DATA EXCERPT |
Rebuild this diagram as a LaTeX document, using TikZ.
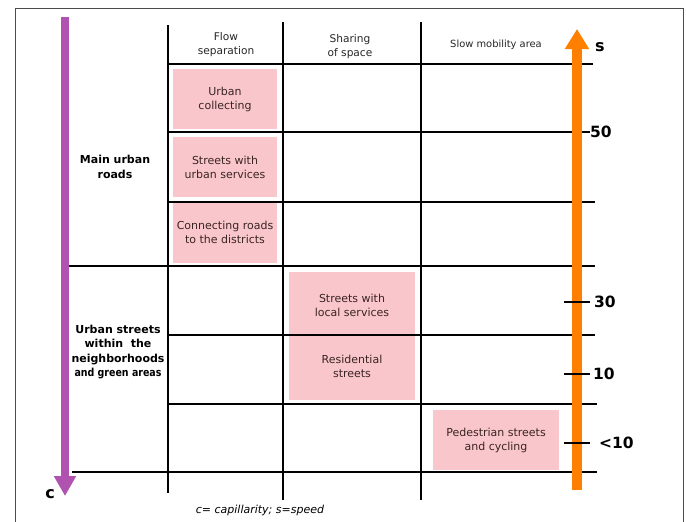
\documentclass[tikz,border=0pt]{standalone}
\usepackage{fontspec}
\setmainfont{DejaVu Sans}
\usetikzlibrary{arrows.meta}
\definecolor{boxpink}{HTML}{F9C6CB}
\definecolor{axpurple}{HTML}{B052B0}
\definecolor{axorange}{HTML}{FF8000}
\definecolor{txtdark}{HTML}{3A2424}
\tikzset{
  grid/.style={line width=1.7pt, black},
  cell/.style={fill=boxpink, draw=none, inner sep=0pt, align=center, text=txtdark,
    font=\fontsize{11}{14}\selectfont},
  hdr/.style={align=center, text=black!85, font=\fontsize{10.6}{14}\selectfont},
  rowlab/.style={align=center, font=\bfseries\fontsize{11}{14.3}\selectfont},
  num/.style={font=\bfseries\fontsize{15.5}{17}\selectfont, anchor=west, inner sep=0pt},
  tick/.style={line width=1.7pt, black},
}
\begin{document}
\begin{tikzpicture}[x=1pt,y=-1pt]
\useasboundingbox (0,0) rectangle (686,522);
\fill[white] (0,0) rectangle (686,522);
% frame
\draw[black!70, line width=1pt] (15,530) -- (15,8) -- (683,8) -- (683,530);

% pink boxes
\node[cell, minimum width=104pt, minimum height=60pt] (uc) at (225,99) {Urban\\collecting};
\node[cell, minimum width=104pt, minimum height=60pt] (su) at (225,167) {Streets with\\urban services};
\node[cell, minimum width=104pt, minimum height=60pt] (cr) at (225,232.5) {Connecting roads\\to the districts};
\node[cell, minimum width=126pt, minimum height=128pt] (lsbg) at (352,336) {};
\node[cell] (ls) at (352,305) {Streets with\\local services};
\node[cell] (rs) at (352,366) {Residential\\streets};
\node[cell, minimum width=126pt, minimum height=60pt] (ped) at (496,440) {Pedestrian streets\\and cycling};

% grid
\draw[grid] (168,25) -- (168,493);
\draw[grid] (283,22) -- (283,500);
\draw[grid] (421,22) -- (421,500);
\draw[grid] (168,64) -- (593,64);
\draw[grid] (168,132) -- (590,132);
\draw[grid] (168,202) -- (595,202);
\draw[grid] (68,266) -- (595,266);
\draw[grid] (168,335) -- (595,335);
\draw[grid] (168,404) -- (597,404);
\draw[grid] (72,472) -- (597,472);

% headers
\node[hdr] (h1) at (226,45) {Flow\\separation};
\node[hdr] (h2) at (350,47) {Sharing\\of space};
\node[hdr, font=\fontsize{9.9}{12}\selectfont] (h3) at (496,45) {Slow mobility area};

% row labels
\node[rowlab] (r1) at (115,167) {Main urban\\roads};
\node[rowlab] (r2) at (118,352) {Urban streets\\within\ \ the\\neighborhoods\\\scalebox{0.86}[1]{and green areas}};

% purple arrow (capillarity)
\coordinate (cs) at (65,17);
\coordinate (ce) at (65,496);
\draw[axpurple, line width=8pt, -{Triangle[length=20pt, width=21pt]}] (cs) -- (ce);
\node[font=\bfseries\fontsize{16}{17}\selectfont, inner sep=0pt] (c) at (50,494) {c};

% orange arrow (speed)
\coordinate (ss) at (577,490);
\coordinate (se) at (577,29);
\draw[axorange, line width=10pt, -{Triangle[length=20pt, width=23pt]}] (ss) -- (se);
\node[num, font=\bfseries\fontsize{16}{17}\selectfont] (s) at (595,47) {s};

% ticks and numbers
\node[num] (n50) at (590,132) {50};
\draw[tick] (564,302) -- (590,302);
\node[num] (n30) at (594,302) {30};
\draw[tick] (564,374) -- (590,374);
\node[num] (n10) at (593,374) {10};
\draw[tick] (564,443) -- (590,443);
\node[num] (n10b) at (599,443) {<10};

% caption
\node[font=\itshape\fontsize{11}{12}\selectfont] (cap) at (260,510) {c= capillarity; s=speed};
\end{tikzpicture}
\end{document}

EXERCISE BRIEF |
Give again, word for word, every line from the top of the data above to the line holding "(72,472) -- (597,472);", inclusive, with the pictures left out.

THE SOLUTION |
Rebuild this diagram as a LaTeX document, using TikZ.
\documentclass[tikz,border=0pt]{standalone}
\usepackage{fontspec}
\setmainfont{DejaVu Sans}
\usetikzlibrary{arrows.meta}
\definecolor{boxpink}{HTML}{F9C6CB}
\definecolor{axpurple}{HTML}{B052B0}
\definecolor{axorange}{HTML}{FF8000}
\definecolor{txtdark}{HTML}{3A2424}
\tikzset{
  grid/.style={line width=1.7pt, black},
  cell/.style={fill=boxpink, draw=none, inner sep=0pt, align=center, text=txtdark,
    font=\fontsize{11}{14}\selectfont},
  hdr/.style={align=center, text=black!85, font=\fontsize{10.6}{14}\selectfont},
  rowlab/.style={align=center, font=\bfseries\fontsize{11}{14.3}\selectfont},
  num/.style={font=\bfseries\fontsize{15.5}{17}\selectfont, anchor=west, inner sep=0pt},
  tick/.style={line width=1.7pt, black},
}
\begin{document}
\begin{tikzpicture}[x=1pt,y=-1pt]
\useasboundingbox (0,0) rectangle (686,522);
\fill[white] (0,0) rectangle (686,522);
% frame
\draw[black!70, line width=1pt] (15,530) -- (15,8) -- (683,8) -- (683,530);

% pink boxes
\node[cell, minimum width=104pt, minimum height=60pt] (uc) at (225,99) {Urban\\collecting};
\node[cell, minimum width=104pt, minimum height=60pt] (su) at (225,167) {Streets with\\urban services};
\node[cell, minimum width=104pt, minimum height=60pt] (cr) at (225,232.5) {Connecting roads\\to the districts};
\node[cell, minimum width=126pt, minimum height=128pt] (lsbg) at (352,336) {};
\node[cell] (ls) at (352,305) {Streets with\\local services};
\node[cell] (rs) at (352,366) {Residential\\streets};
\node[cell, minimum width=126pt, minimum height=60pt] (ped) at (496,440) {Pedestrian streets\\and cycling};

% grid
\draw[grid] (168,25) -- (168,493);
\draw[grid] (283,22) -- (283,500);
\draw[grid] (421,22) -- (421,500);
\draw[grid] (168,64) -- (593,64);
\draw[grid] (168,132) -- (590,132);
\draw[grid] (168,202) -- (595,202);
\draw[grid] (68,266) -- (595,266);
\draw[grid] (168,335) -- (595,335);
\draw[grid] (168,404) -- (597,404);
\draw[grid] (72,472) -- (597,472);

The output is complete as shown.